There is little doubt that the world is, at least on some level, wary of artificial intelligence. Stephen Hawking, the theoretical physicist that many believed to be one of the greatest minds of all time, warned about artificial intelligence before his death. In November 2017, he pointed out the immense risk associated with the technology, telling an audience at a conference in Lisbon, Portugal, that it could end up being the “worst event in the history of our civilization.” 

Another visionary of our time, billionaire CEO Elon Musk, founder of forward-thinking companies such as Tesla and SpaceX, has also tried to express his own concerns about artificial intelligence. He has stated numerous times that he believes human beings should be more worried about AI.

Big Money

While there are many individuals who might be worried about whether artificial intelligence could actually replace their job – the truth is that many of the business executives at Davos represent the largest corporations in the world, who aren’t hesitating to automate their companies as much as possible. This isn’t even something that they are necessarily hiding, either.

One example is Carl’s Jr/Hardees CEO Andy Puzder, who hasn’t been shy about the fact that he would rather replace his workers than raise their wages. He told Business Insider specifically that he was interested in the concept of an employee-free restaurant. The CEO even commented that automation was inevitable, adding:

With government driving up the cost of labor, it’s driving down the number of jobs. You’re going to see automation not just in airports and grocery stores, but in restaurants.

Andy Puzder

CEO, Carl’s Jr & Hardees

In an added twist of irony, Puzder was United States president Donald Trump’s pick for Labor Secretary. It also appears that in a world where companies can be held accountable more than others, thanks to technology and social media – they also want to make sure that they don’t face the kind of backlash that could lead to boycotts or the kind of brand damage that is either difficult or impossible to recover from. Ben Pring, who works at a high-profile position at technology services firm Cognizant, puts it simply:

“That’s the great dichotomy. On one hand, they absolutely want to automate as much as they can. On the other hand, they’re facing a backlash in civic society.”

Keeping Up

It’s no surprise that companies are concerned about backlash, considering that Americans in particular are more concerned about wealth inequality than ever. In fact, one of the most popular politicians in the country now is Alexandria Ocasio-Cortez, who was a bartender a little more than a year ago, but is now a 29 year-old U.S. representative with over 2 million Twitter followers. When she stated that she believes that a 70% marginal tax rate should be considered, many in the media dismissed it. However, it appears as though many Americans agree with the young politician, according to polls.

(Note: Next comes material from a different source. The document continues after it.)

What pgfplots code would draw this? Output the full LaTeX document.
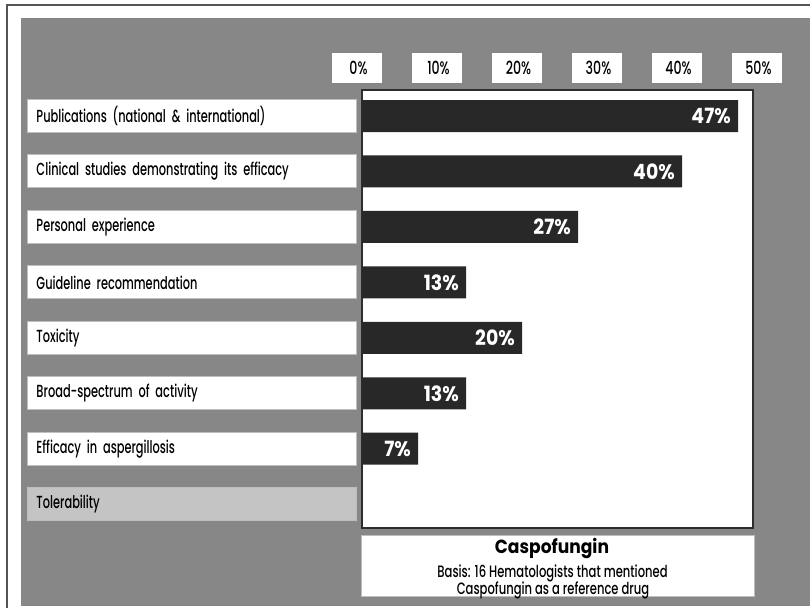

Regardless, in Davos, one way that business leaders were able to frame the conversation was by pointing out that China is already exploring artificial intelligence, and that the United States needs to keep up to compete. This sentiment was echoed by Steve Schwarzman, one of the most important finance players in the world, as the chief executive of Blackstone. At Davos, he stated:

When I go to China, there’s almost an endless stream of people who are showing up developing new companies. The venture business there in AI-oriented companies is really exploding with growth.